Last weekend we went into town for breakfast and errands, and while we were out and about we decided to visit a local tile store to see what they had to offer for our master bathroom. After months and months (and months) of research, I happen to know the specifications of pretty much every tile that Lowe's, Home Depot and the Tile Shop sell, but I don't often have the opportunity to visit specialty stores in person. I was excited -- this was a treat, and we like to support local businesses whenever we can. When we walked in, we saw a really nice selection of slate that would've been perfect in our entryway. I had a good feeling.

And then we met the tile man.

I told him the tile I'd wanted for my bathroom was discontinued and asked if he knew of anything similar. He searched through his giant catalogs and found something pretty close. I got a little jumpy inside. But then he quoted a price that was more than double what the original tile would've cost. Same materials, same specs, same everything. When I regretfully told him that was outside our budget (and I was truly regretful), he instantly bristled.

Ez and I continued to look through the selection, talking through ideas. We found a porcelain hex tile that was somewhat convincingly glazed to look like marble. I asked the tile man more about it.

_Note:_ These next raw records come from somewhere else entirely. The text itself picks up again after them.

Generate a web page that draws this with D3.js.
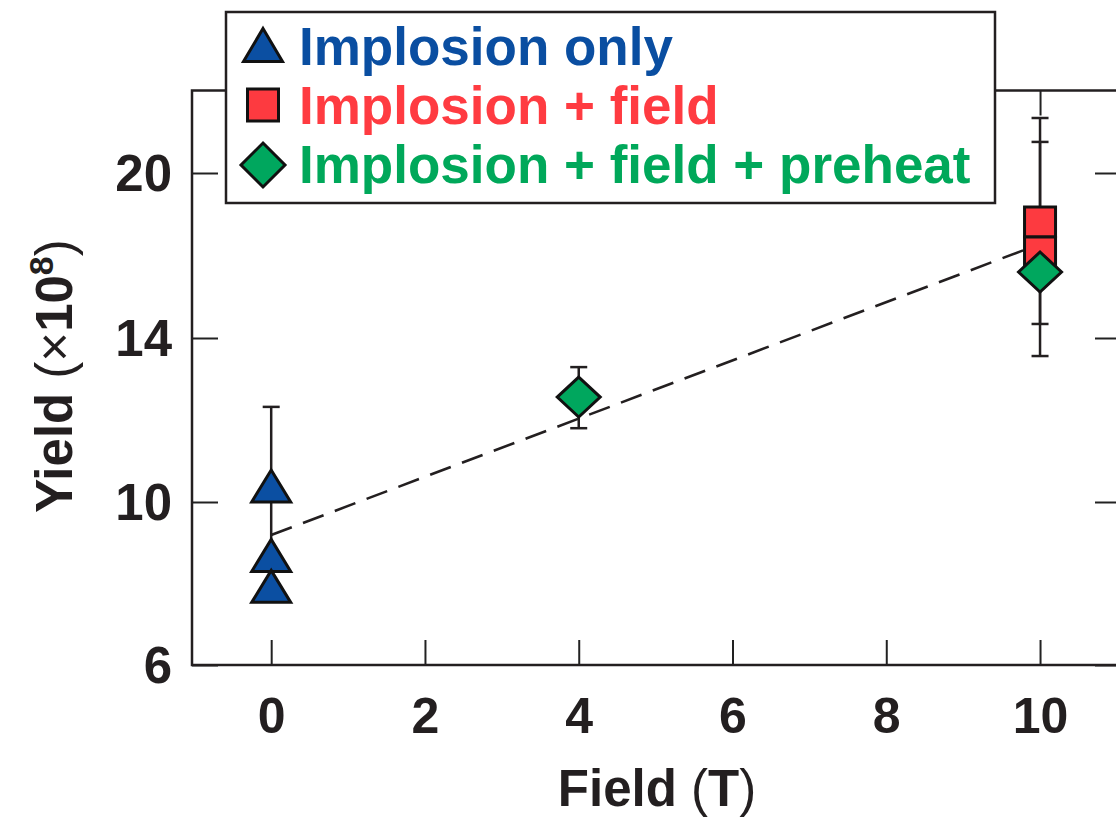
<!DOCTYPE html>
<html>
<head>
<meta charset="utf-8">
<script src="https://cdn.jsdelivr.net/npm/d3@7"></script>
<style>
  body { margin: 0; background: #fff; }
  svg { display: block; font-family: "Liberation Sans", Arial, Helvetica, sans-serif; }
</style>
</head>
<body>
<script>
// series data (field in T, yield in 1e8)
const seriesNames = ["Implosion only", "Implosion + field", "Implosion + field + preheat"]

const implosionField = [0, 0, 0]
const implosionYield = [10.39, 8.69, 7.93]
const implosionLow = [8.46, null, null]
const implosionHigh = [12.32, null, null]

const fieldField = [10, 10]
const fieldYield = [18.22, 17.13]
const fieldLow = [14.51, 13.56]
const fieldHigh = [22.0, 21.13]

const preheatField = [4, 10]
const preheatYield = [12.56, 16.4]
const preheatLow = [11.80, null]
const preheatHigh = [13.29, null]

// dashed fit
const fitField = [0, 10]
const fitYield = [9.19, 17.42]

const xTicks = [0, 2, 4, 6, 8, 10]
const yTicks = [6, 10, 14, 20]

const width = 1116, height = 817
const blue = "#0b4fa2", red = "#fd3a40", green = "#00a75e"
const blueText = "#0a4ea1", redText = "#ff3b41", greenText = "#00a85a"

const svg = d3.select("body").append("svg")
  .attr("width", width)
  .attr("height", height)

const xMin = -1.03, xMax = 11.04
const x = d3.scaleLinear().domain([xMin, xMax]).range([192, 1120])
// the printed axis has equal spacing between 6, 10, 14 and 20
const y = d3.scaleLinear().domain(yTicks).range([665, 502, 338, 173])
const yTop = y(23)

// ticks
svg.append("g")
  .attr("transform", `translate(0,${y(6)})`)
  .call(d3.axisBottom(x).tickValues(xTicks).tickSize(-25).tickPadding(32).tickFormat(d3.format("d")))
  .call(g => g.select(".domain").remove())
  .call(g => g.selectAll("line").attr("stroke", "#222").attr("stroke-width", 2))
  .call(g => g.selectAll("text").attr("font-size", 50).attr("font-weight", "bold").attr("fill", "#231f20"))

svg.append("g")
  .attr("transform", `translate(0,${yTop})`)
  .call(d3.axisTop(x).tickValues(xTicks).tickSize(-25).tickFormat(""))
  .call(g => g.select(".domain").remove())
  .call(g => g.selectAll("line").attr("stroke", "#222").attr("stroke-width", 2))

svg.append("g")
  .attr("transform", `translate(${x(xMin)},0)`)
  .call(d3.axisLeft(y).tickValues(yTicks).tickSize(-26).tickPadding(20).tickFormat(d3.format("d")))
  .call(g => g.select(".domain").remove())
  .call(g => g.selectAll("line").attr("stroke", "#222").attr("stroke-width", 2))
  .call(g => g.selectAll("text").attr("font-size", 51).attr("font-weight", "bold").attr("fill", "#231f20").attr("dy", "0.35em"))

svg.append("g")
  .attr("transform", `translate(${x(xMax)},0)`)
  .call(d3.axisRight(y).tickValues(yTicks).tickSize(-25).tickFormat(""))
  .call(g => g.select(".domain").remove())
  .call(g => g.selectAll("line").attr("stroke", "#222").attr("stroke-width", 2))

// frame
svg.append("rect")
  .attr("x", x(xMin))
  .attr("y", yTop)
  .attr("width", x(xMax) - x(xMin))
  .attr("height", y(6) - yTop)
  .attr("fill", "none")
  .attr("stroke", "#231f20")
  .attr("stroke-width", 2.5)

// fit line
svg.append("line")
  .attr("x1", x(fitField[0])).attr("y1", y(fitYield[0]))
  .attr("x2", x(fitField[1])).attr("y2", y(fitYield[1]))
  .attr("stroke", "#231f20")
  .attr("stroke-width", 2.6)
  .attr("stroke-dasharray", "22,12")

// error bars
function errorBars(fields, lows, highs) {
  const pts = fields.map((f, i) => ({ f, lo: lows[i], hi: highs[i] })).filter(d => d.lo != null)
  const g = svg.append("g").attr("stroke", "#231f20").attr("stroke-width", 2.5)
  pts.forEach(d => {
    g.append("line").attr("x1", x(d.f)).attr("x2", x(d.f)).attr("y1", y(d.lo)).attr("y2", y(d.hi))
    g.append("line").attr("x1", x(d.f) - 8.5).attr("x2", x(d.f) + 8.5).attr("y1", y(d.lo)).attr("y2", y(d.lo))
    g.append("line").attr("x1", x(d.f) - 8.5).attr("x2", x(d.f) + 8.5).attr("y1", y(d.hi)).attr("y2", y(d.hi))
  })
}
errorBars(implosionField, implosionLow, implosionHigh)
errorBars(fieldField, fieldLow, fieldHigh)
errorBars(preheatField, preheatLow, preheatHigh)

// marker shapes
const triPath = (w, h) => `M0,${-h / 2}L${w / 2},${h / 2}L${-w / 2},${h / 2}Z`
const sqPath = (w, h) => `M${-w / 2},${-h / 2}H${w / 2}V${h / 2}H${-w / 2}Z`
const diaPath = (w, h) => `M0,${-h / 2}L${w / 2},0L0,${h / 2}L${-w / 2},0Z`

function markers(fields, yields, path, fill) {
  svg.append("g").selectAll("path")
    .data(fields.map((f, i) => [f, yields[i]]))
    .join("path")
    .attr("transform", d => `translate(${x(d[0])},${y(d[1])})`)
    .attr("d", path)
    .attr("fill", fill)
    .attr("stroke", "#111")
    .attr("stroke-width", 3)
    .attr("stroke-linejoin", "miter")
}
markers(implosionField, implosionYield, triPath(39, 32), blue)
markers(fieldField, fieldYield, sqPath(31, 30), red)
markers(preheatField, preheatYield, diaPath(43, 40), green)

// legend
const legend = svg.append("g")
legend.append("rect")
  .attr("x", 226).attr("y", 12).attr("width", 769).attr("height", 191)
  .attr("fill", "#fff").attr("stroke", "#231f20").attr("stroke-width", 2.5)

const legendItems = [
  { name: seriesNames[0], path: triPath(39, 33), fill: blue, color: blueText, cx: 263, cy: 45 },
  { name: seriesNames[1], path: sqPath(31, 32), fill: red, color: redText, cx: 263, cy: 105 },
  { name: seriesNames[2], path: diaPath(44, 44), fill: green, color: greenText, cx: 263, cy: 165 }
]
legendItems.forEach((d, i) => {
  legend.append("path")
    .attr("transform", `translate(${d.cx},${d.cy})`)
    .attr("d", d.path)
    .attr("fill", d.fill)
    .attr("stroke", "#111")
    .attr("stroke-width", 3)
  legend.append("text")
    .attr("x", 299)
    .attr("y", 65 + i * 59)
    .attr("font-size", 53)
    .attr("font-weight", "bold")
    .attr("fill", d.color)
    .text(d.name)
})

// axis titles
svg.append("text")
  .attr("x", 657).attr("y", 806)
  .attr("text-anchor", "middle")
  .attr("font-size", 51)
  .attr("fill", "#231f20")
  .call(t => {
    t.append("tspan").attr("font-weight", "bold").text("Field ")
    t.append("tspan").text("(")
    t.append("tspan").attr("font-weight", "bold").text("T")
    t.append("tspan").text(")")
  })

svg.append("text")
  .attr("transform", "translate(72,376) rotate(-90)")
  .attr("text-anchor", "middle")
  .attr("font-size", 51)
  .attr("fill", "#231f20")
  .call(t => {
    t.append("tspan").attr("font-weight", "bold").text("Yield ")
    t.append("tspan").text("(×")
    t.append("tspan").attr("font-weight", "bold").text("10")
    t.append("tspan").attr("font-weight", "bold").attr("font-size", 34).attr("dy", "-0.55em").text("8")
    t.append("tspan").attr("dy", "0.37em").text(")")
  })
</script>
</body>
</html>
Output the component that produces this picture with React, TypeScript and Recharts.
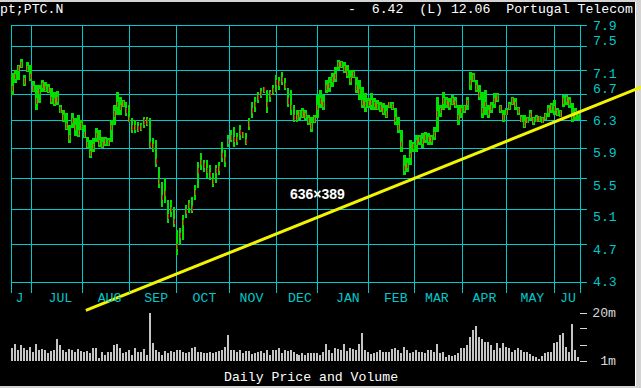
import React from 'react';
import { ComposedChart, Bar, XAxis, YAxis, CartesianGrid, ReferenceLine } from 'recharts';

const highs = [
  7.05, 7.10, 7.19, 7.29, 7.02, 7.24, 7.19, 6.92, 6.85, 6.85,
  6.94, 6.90, 6.87, 6.81, 6.74, 6.76, 6.54, 6.46, 6.41, 6.24,
  6.41, 6.34, 6.38, 6.31, 6.24, 6.06, 6.02, 6.05, 6.19, 6.16,
  6.06, 6.06, 6.05, 6.31, 6.54, 6.74, 6.66, 6.62, 6.58, 6.54,
  6.34, 6.31, 6.28, 6.26, 6.35, 6.35, 6.34, 6.05, 6.02, 5.65,
  5.45, 5.50, 5.22, 5.22, 5.14, 4.86, 4.89, 5.04, 5.16, 5.22,
  5.26, 5.41, 5.71, 5.84, 5.74, 5.74, 5.67, 5.57, 5.67, 5.71,
  5.99, 5.88, 6.09, 6.16, 6.21, 6.12, 6.24, 6.13, 6.12, 6.34,
  6.58, 6.66, 6.74, 6.81, 6.82, 6.77, 6.77, 6.85, 7.02, 6.98,
  7.07, 6.97, 6.81, 6.77, 6.54, 6.46, 6.46, 6.49, 6.46, 6.38,
  6.35, 6.38, 6.69, 6.77, 6.69, 6.94, 6.98, 7.05, 7.15, 7.27,
  7.26, 7.24, 7.19, 7.10, 7.10, 6.98, 6.94, 6.82, 6.73, 6.65,
  6.73, 6.65, 6.62, 6.58, 6.57, 6.54, 6.58, 6.58, 6.49, 6.35,
  6.16, 5.81, 5.77, 6.02, 5.99, 6.09, 6.09, 6.12, 6.13, 6.12,
  6.09, 6.21, 6.66, 6.54, 6.74, 6.66, 6.65, 6.69, 6.66, 6.54,
  6.54, 6.54, 6.66, 7.07, 7.05, 6.94, 6.85, 6.74, 6.77, 6.54,
  6.58, 6.73, 6.73, 6.54, 6.46, 6.49, 6.58, 6.66, 6.65, 6.51,
  6.38, 6.38, 6.35, 6.46, 6.35, 6.38, 6.37, 6.35, 6.41, 6.54,
  6.57, 6.62, 6.49, 6.46, 6.69, 6.69, 6.66, 6.57, 6.49, 6.43,
];

const lows = [
  6.69, 6.89, 6.94, 7.14, 6.84, 7.07, 6.92, 6.74, 6.46, 6.57,
  6.74, 6.74, 6.73, 6.55, 6.52, 6.54, 6.41, 6.28, 6.16, 5.98,
  6.19, 6.07, 6.06, 6.16, 6.05, 5.90, 5.77, 5.85, 5.99, 5.92,
  5.90, 5.93, 5.93, 5.99, 6.24, 6.38, 6.38, 6.51, 6.37, 6.28,
  6.12, 6.12, 6.13, 6.14, 6.19, 6.22, 5.90, 5.85, 5.65, 5.37,
  5.14, 5.18, 4.94, 5.02, 4.90, 4.58, 4.69, 4.75, 5.00, 5.06,
  5.06, 5.22, 5.37, 5.61, 5.58, 5.50, 5.47, 5.38, 5.44, 5.54,
  5.71, 5.65, 5.92, 5.99, 5.92, 5.95, 6.02, 6.05, 5.95, 6.16,
  6.34, 6.43, 6.57, 6.65, 6.73, 6.41, 6.58, 6.69, 6.74, 6.77,
  6.85, 6.77, 6.51, 6.38, 6.28, 6.28, 6.31, 6.34, 6.31, 6.24,
  6.13, 6.26, 6.34, 6.49, 6.46, 6.73, 6.74, 6.82, 6.90, 7.10,
  7.14, 7.05, 6.97, 6.85, 6.97, 6.73, 6.62, 6.49, 6.43, 6.49,
  6.46, 6.46, 6.46, 6.43, 6.38, 6.34, 6.49, 6.46, 6.24, 6.12,
  5.85, 5.54, 5.58, 5.67, 5.85, 5.85, 5.95, 5.90, 5.98, 5.95,
  5.95, 6.02, 6.13, 6.35, 6.46, 6.49, 6.46, 6.54, 6.49, 6.24,
  6.34, 6.41, 6.46, 6.77, 6.90, 6.74, 6.62, 6.34, 6.38, 6.34,
  6.41, 6.49, 6.58, 6.41, 6.28, 6.38, 6.46, 6.54, 6.46, 6.38,
  6.28, 6.19, 6.26, 6.31, 6.24, 6.28, 6.28, 6.26, 6.31, 6.35,
  6.41, 6.38, 6.37, 6.35, 6.51, 6.54, 6.49, 6.28, 6.31, 6.31,
];

const closes = [
  6.80, 7.00, 7.12, 7.20, 6.92, 7.12, 7.00, 6.80, 6.60, 6.75,
  6.85, 6.80, 6.78, 6.62, 6.60, 6.62, 6.46, 6.35, 6.22, 6.05,
  6.30, 6.20, 6.12, 6.22, 6.10, 5.95, 5.83, 5.92, 6.08, 5.98,
  5.96, 6.00, 5.98, 6.20, 6.40, 6.55, 6.50, 6.56, 6.45, 6.32,
  6.20, 6.20, 6.18, 6.20, 6.28, 6.28, 5.96, 5.92, 5.72, 5.45,
  5.25, 5.30, 5.02, 5.10, 4.96, 4.68, 4.80, 4.95, 5.08, 5.15,
  5.12, 5.32, 5.60, 5.70, 5.66, 5.60, 5.55, 5.45, 5.60, 5.62,
  5.80, 5.75, 6.00, 6.05, 6.02, 6.02, 6.12, 6.10, 6.00, 6.25,
  6.45, 6.55, 6.65, 6.72, 6.78, 6.55, 6.70, 6.76, 6.90, 6.88,
  6.95, 6.85, 6.60, 6.50, 6.35, 6.35, 6.40, 6.40, 6.38, 6.30,
  6.22, 6.32, 6.50, 6.60, 6.55, 6.82, 6.85, 6.95, 7.00, 7.20,
  7.20, 7.12, 7.05, 6.95, 7.02, 6.82, 6.75, 6.58, 6.55, 6.56,
  6.58, 6.55, 6.52, 6.50, 6.45, 6.40, 6.55, 6.52, 6.32, 6.20,
  5.95, 5.62, 5.66, 5.80, 5.92, 5.98, 6.02, 6.00, 6.05, 6.02,
  6.02, 6.10, 6.40, 6.45, 6.60, 6.58, 6.55, 6.60, 6.56, 6.35,
  6.45, 6.48, 6.58, 6.90, 6.98, 6.82, 6.70, 6.45, 6.55, 6.42,
  6.50, 6.60, 6.65, 6.48, 6.35, 6.42, 6.52, 6.60, 6.55, 6.45,
  6.32, 6.25, 6.30, 6.38, 6.30, 6.32, 6.33, 6.30, 6.36, 6.45,
  6.50, 6.48, 6.42, 6.40, 6.60, 6.62, 6.58, 6.36, 6.40, 6.42,
];

// volume in millions of shares
const volumes = [
  6.0, 7.7, 5.4, 7.3, 6.0, 5.4, 6.7, 4.7, 7.7, 5.4,
  5.6, 5.4, 4.0, 5.1, 5.4, 9.6, 7.5, 5.4, 4.7, 5.6,
  5.4, 4.7, 5.6, 5.1, 4.4, 5.0, 4.3, 6.2, 6.0, 2.1,
  4.7, 3.4, 4.7, 4.7, 7.3, 7.7, 6.0, 4.0, 4.7, 5.4,
  3.4, 6.0, 4.7, 4.7, 5.6, 3.4, 20.0, 8.3, 5.4, 4.7,
  3.4, 5.1, 4.3, 5.1, 4.7, 5.4, 5.4, 4.7, 4.0, 4.7,
  6.0, 6.7, 4.7, 4.7, 4.3, 4.3, 4.5, 4.3, 4.7, 5.1,
  5.4, 6.7, 11.3, 5.4, 5.4, 4.7, 5.4, 4.3, 5.0, 5.1,
  3.8, 4.3, 4.7, 5.1, 4.3, 5.4, 3.4, 5.4, 5.4, 6.3,
  4.0, 5.4, 5.1, 5.4, 4.7, 3.8, 3.4, 4.0, 3.4, 4.3,
  4.3, 4.0, 4.3, 3.4, 4.7, 7.7, 5.4, 4.3, 6.0, 5.6,
  5.4, 7.7, 5.1, 6.0, 5.6, 5.4, 7.7, 12.2, 5.4, 4.7,
  3.8, 4.0, 4.7, 5.4, 4.7, 4.7, 4.7, 5.6, 6.0, 5.4,
  4.3, 6.5, 5.4, 4.3, 4.7, 5.4, 4.7, 4.7, 4.3, 5.4,
  5.4, 4.7, 7.7, 4.0, 4.7, 2.7, 3.4, 3.0, 3.4, 4.0,
  6.0, 6.0, 7.3, 10.6, 13.3, 14.9, 10.6, 9.6, 8.7, 8.7,
  7.3, 5.4, 8.0, 6.0, 8.3, 6.7, 6.0, 4.7, 5.4, 6.3,
  5.4, 4.7, 4.7, 3.8, 3.0, 2.7, 1.7, 3.0, 4.3, 4.7,
  4.7, 8.0, 8.7, 11.3, 12.0, 6.7, 4.7, 15.6, 5.4, 2.5,
];

const monthNames = ['J', 'JUL', 'AUG', 'SEP', 'OCT', 'NOV', 'DEC', 'JAN', 'FEB', 'MAR', 'APR', 'MAY', 'JU'];
const monthLabelAt = [2.8, 16.5, 32.9, 48.5, 64.6, 80.3, 96.5, 112.5, 128.5, 142.2, 158.1, 174.1, 186];
const monthBounds = [0, 6.7, 24, 39.7, 55.4, 73.1, 88.5, 102.5, 119.5, 134.6, 150.6, 165.6, 181.6, 190];
const priceTicks = [4.3, 4.7, 5.1, 5.5, 5.9, 6.3, 6.7, 7.1, 7.5, 7.9];
const volumeTicks = [1, 7.33, 13.67, 20];
const trendFrom = { x: 25, y: 4.02 };
const trendTo = { x: 210.4, y: 6.82 };

const bars = highs.map((h, i) => ({
  pos: i + 0.5,
  high: h,
  low: lows[i],
  close: closes[i],
  vol: volumes[i],
}));

const CYAN = '#00c8cc';
const GREEN = '#00e000';
const RED = '#f00000';
const VOLGRAY = '#c4c4c4';
const MONO = "'Liberation Mono', 'DejaVu Sans Mono', monospace";
const FS = 13.2;

const priceLabelShift: Record<string, number> = {
  '7.9': 1, '7.5': -5, '7.1': 4, '6.7': -5, '6.3': 1,
  '5.9': 5, '5.5': 8, '5.1': 8, '4.7': 6, '4.3': 0,
};

const PriceTick = (props: any) => {
  const { x, y, payload } = props;
  const label = Number(payload.value).toFixed(1);
  return (
    <text x={x} y={y + (priceLabelShift[label] || 0)} fill={CYAN} fontFamily={MONO} fontSize={FS}
      textAnchor="start" dominantBaseline="central">{label}</text>
  );
};

const MonthTick = (props: any) => {
  const { x, y, payload } = props;
  const idx = monthLabelAt.indexOf(payload.value);
  return (
    <text x={x} y={y + 5} fill={CYAN} fontFamily={MONO} fontSize={FS}
      textAnchor="middle" dominantBaseline="central">{monthNames[idx] ?? ''}</text>
  );
};

const EmptyTick = () => <g />;

const VolumeTick = (props: any) => {
  const { x, y, payload } = props;
  const v = payload.value;
  const label = v === 20 ? '20m' : v === 1 ? '1m' : '';
  return (
    <text x={x + 27} y={y} fill="#d8d8d8" fontFamily={MONO} fontSize={FS}
      textAnchor="end" dominantBaseline="central">{label}</text>
  );
};

const textBase: React.CSSProperties = {
  position: 'absolute',
  fontFamily: MONO,
  fontSize: FS,
  lineHeight: '14px',
  color: '#ffffff',
  whiteSpace: 'pre',
};

export default function App() {
  return (
    <div style={{ position: 'absolute', left: 0, top: 0, width: 641, height: 388, background: '#d4d4d4', overflow: 'hidden' }}>
      <div style={{ position: 'absolute', left: 0, top: 2, width: 636, height: 384, background: '#000' }} />
      <div style={{ position: 'absolute', left: 635, top: 2, width: 1, height: 384, background: '#ffffff' }} />

      <div style={{ ...textBase, left: 0, top: 3 }}>pt;PTC.N</div>
      <div style={{ ...textBase, left: 348, top: 3 }}>{'-  6.42  (L) 12.06  Portugal Telecom'}</div>

      <div style={{ position: 'absolute', left: 0, top: 0 }}>
        <ComposedChart width={641} height={388} data={bars} margin={{ top: 313, right: 60, bottom: 27, left: 11 }}
          style={{ shapeRendering: 'crispEdges' }}>
          <XAxis xAxisId="v" dataKey="pos" type="number" domain={[0, 190]} hide />
          <YAxis yAxisId="v" orientation="right" type="number" domain={[1, 20]} ticks={volumeTicks}
            interval={0} width={1} axisLine={false} tickSize={7} tickMargin={2}
            tickLine={{ stroke: '#d8d8d8' }} tick={<VolumeTick />} allowDataOverflow />
          <Bar xAxisId="v" yAxisId="v" dataKey="vol" fill={VOLGRAY} barSize={2} isAnimationActive={false} />
        </ComposedChart>
      </div>

      <div style={{ position: 'absolute', left: 0, top: 0 }}>
        <ComposedChart width={641} height={388} data={bars} margin={{ top: 25, right: 60, bottom: 104, left: 11 }}
          style={{ shapeRendering: 'crispEdges' }}>
          <CartesianGrid xAxisId="g" yAxisId="p" stroke={CYAN} strokeWidth={1} fill="none" />
          <XAxis xAxisId="g" dataKey="pos" type="number" domain={[0, 190]} ticks={monthBounds}
            interval={0} height={1} axisLine={false} tickSize={11} tickLine={{ stroke: CYAN }} tick={<EmptyTick />} />
          <XAxis xAxisId="m" dataKey="pos" type="number" domain={[0, 190]} ticks={monthLabelAt}
            interval={0} height={1} axisLine={false} tickLine={false} tickSize={0} tickMargin={10} tick={<MonthTick />} />
          <XAxis xAxisId="r" dataKey="pos" type="number" domain={[0, 190]} hide />
          <YAxis yAxisId="p" orientation="right" scale="log" type="number" domain={[4.3, 7.9]}
            ticks={priceTicks} interval={0} width={1} axisLine={false} tickSize={7} tickMargin={6}
            tickLine={{ stroke: CYAN }} tick={<PriceTick />} allowDataOverflow />
          <Bar xAxisId="g" yAxisId="p" dataKey={(d: any) => [d.low, d.high]} fill={GREEN} barSize={3} isAnimationActive={false} />
          <Bar xAxisId="r" yAxisId="p" dataKey={(d: any) => [d.close * 0.994, d.close * 1.006]} fill={RED} barSize={1} isAnimationActive={false} />
          <ReferenceLine xAxisId="g" yAxisId="p" segment={[trendFrom, trendTo]} stroke="#f4f400" strokeWidth={3}
            ifOverflow="visible" shapeRendering="geometricPrecision" />
        </ComposedChart>
      </div>

      <div style={{ position: 'absolute', left: 290, top: 186, fontFamily: "'Liberation Sans', Arial, sans-serif", fontWeight: 'bold', fontSize: 14, lineHeight: '16px', color: '#ffffff' }}>636×389</div>
      <div style={{ ...textBase, left: 224, top: 371 }}>Daily Price and Volume</div>
    </div>
  );
}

"That's going to be way out of your price range," he said. "It's $22 per square foot."

For porcelain? With grey streaks half-heartedly painted on it? "Wow, that much?" I asked, not actually believing him at this point. "That's surprising. You can get real marble for less than that." (Even good quality real marble, I wanted to point out but didn't.)

"Then go for it," he said coldly.

And that was pretty much how our specialty tile store visit went. High prices, low friendliness. I tried not to be rude when talking about prices, but the fact I didn't come in with an unlimited budget was really the nail in that coffin. We took some information about some overpriced slate and went home.

I placed my tile order at Home Depot that afternoon. Though they no longer carry the 2" hex I wanted, they did have the 1" in the same color -- it wasn't what I had really wanted, but I could be happy with it. (After four tough years of renovating this house, I've learned to be content with "good enough.") I stood in the master bathroom and stared at the sample for a good 15 minutes. I compared it, side-by-side, to this one from the Tile Shop. I made Ez come in and close his eyes and envision what he'd want the perfect, relaxing shower to look like (taking into consideration our bathroom has zero natural light coming in).

He gave his opinion, then I whipped out my credit card and placed the order. (Ez also wisely said I I should order it ASAP if it was my choice, so as not to risk another discontinuation.) Seven boxes of Merola 1" antique white unglazed porcelain hex tile -- priced at just $4.95 per square foot -- arrived on our doorstep the next day. (That's the one on the left in the photo above, though ours will not have any black tiles in it per Ez's preferences.)

I think when it's paired with a darker grout, a teak bench, and some other details we have planned, we'll be quite happy with it. Compromises and all that... After all, it's the tile I wanted, just on a smaller scale.

So I guess I have the rude tile man to thank for helping me finally make my decision! Bad customer service for the win! ☺


  1. I've been following long for awhile but never comment, but I wanted to say I like the tile you chose. It is different from what I see a lot of, but still classic. I hope it works out for you.


  2. EK:

    I guess he was most likely not the owner. Happy you're set with tile.

    1. I hope he wasn't the owner. If he was, he probably won't be owning a store very long. I'm not usually surprised by poor customer service, but usually small businesses treat you well. He made no effort whatsoever to convince me that his more expensive products were the way to go. Oh well. His loss.

    2. My guess is that he might be one of those small business types that just has a total chip on his shoulder about larger chain stores selling things for cheaper, which, you know, he just really needs to get over it and not totally ruin the things he can do better than a large chain store, like really personalized service. I like supporting small businesses too, but there are non-evil reasons that large chains are successful, after all.

  3. I'm glad you were able to find some tile you like! I remember the post where you were kicking yourself for waiting too long on the 2" hex. Been there, done that! We've got a specialty tile shop here in town that sounds a lot like the one you visited. They're prices are outrageous and I'm not sure how they stay in business, but at least you were able to make some compromises and found the look you were going for!

    1. I need to learn to trust my gut more! I should've jumped when I had the chance. But oh well--this will be nice too, I think! Thanks for the note.